Suzzallo – The Quiet Year

Geprägt von Singer-Songwriter Rocky Votolatos Stimme und dem vergleichsfreien Schicksalsschlag, dem sich der Musiker mit dem Unfalltod seines Sohnes Kienan ausgesetzt sehen musste, verbindet „The Quiet Year“, das Debüt seiner neuen Band Suzzallo, den tiefen Schmerz eines Vaters mit dem explosiven Gitarrensound der alternativen 1990er-Jahre.

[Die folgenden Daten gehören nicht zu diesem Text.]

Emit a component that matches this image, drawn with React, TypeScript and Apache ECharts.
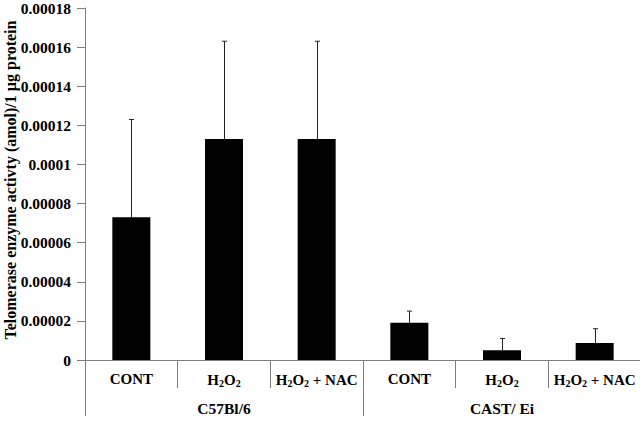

„Eine solche Tragödie verändert alles an dir als Person und als Künstler“, sagt Rocky Votolato selbst und ergänzt: „Ich brauchte einen neuen Kanal, um auszudrücken, was ich durchmache. Und das Einzige, was für mich Sinn ergab, waren die lautesten und verzerrtesten Gitarren, die ich finden konnte.“ 

Folgerichtig hält das erste Release des Trios aus Seattle, das sich neben Votolato aus Bassist Steve Bonnell (Schoolyard Heroes) und Schlagzeuger Rudy Gajadhar (Waxwing) zusammensetzt, elf Songs bereit, die mit einer derart glühenden Intensität nach vorne preschen, dass man geneigt ist, das Album alleine schon für seinen wummernden, mitreißenden Sound zu feiern. Dafür verantwortlich zeigt sich vor allem der legendäre Produzent John Goodmanson (Unwound, The Blood Brothers, Sleater-Kinney), der für die Aufnahmen in den Robert Lang Studios in Seattle engagiert wurde. Eine Brücke zu den alten Emo-Tagen wiederum schlägt Votolatos langjähriger Freund Ben Gibbard (Death Cab For Cutie, The Postal Service), der seinen charakteristischen Gesang zu wunderschön platzierten Harmonien beisteuert und in mehreren Songs E-Gitarre, E-Bass und Klavier spielt. Treibende Fuzz-Gitarren, Distortion, catchy Melodien, abwechslungsreiches Songwriting – hier ist alles drin. „The Quite Year“ ist eine nostalgische, regelrecht sehnsüchtige Reise zurück in den ruppig-süßen Alternative Rock vergangener Jahrzehnte. 

Suzzalo sind Sänger und Gitarrist Rocky Votolato (r.), Bassist Steve Bonnell (l.) und Schlagzeuger Rudy Gajadhar (M.)

Und doch wird dieses Indie-Requiem selbstredend erst unter dem Einfluss der Lyrics zum Ganzen, die die Songs zu ungeschönten und authentischen Porträts eines unbeschreiblichen Verlustes machen. Sie sind gezeichnet von verletzlicher Ehrlichkeit und gespickt mit Details, die Kienan Votolato Tribut zollen. Bilder von Drachen, Wolken und Flüssen, eine Lichterkette mit deren Hilfe Rocky und seine Frau seit geraumer Zeit mit dem Sohn zu kommunizieren glauben, verzweifelte Therapie-Schreie am Ende etlicher Songs und vermeintlich simple Zeilen wie „Give me a time machine…“ (in „Time Machine“), „Oh, it was a beautiful world once…“ (in „The Destroyer“) oder „No one told us love was this dangerous…“ (in „Star String Radio“), die doch hörbar das ganze Leid ihres Autors in sich tragen – das alles ist so pur und rein, dass selbst das, was in dummen Liebesliedern noch einen cheesy Beigeschmack gehabt hätte, hier einfach nur durch Mark und Bein geht.

Für Rocky Votolato hatte Suzzallos Musik schon vor der Veröffentlichung von „The Quiet Year“ etwas Kathartisches: „Ich bin so dankbar, dass die Kunst mir dabei hilft, meine Trauer zu verarbeiten und zu heilen, und ich hoffe, dass diese Songs nun auch anderen ein wenig Trost bringen können“. Und in der Tat gelingt es der Band bei aller Schwermut, auch eine Art Entschlossenheit und erhebende Kraft zu vermitteln. Ob Rocky Votolatos Tage als Singer-Songwriter damit gezählt sind, bleibt offen, was aber auch bleibt, ist ein Album, das aus tiefer Trauer entstanden ist und dennoch große Freude bereitet.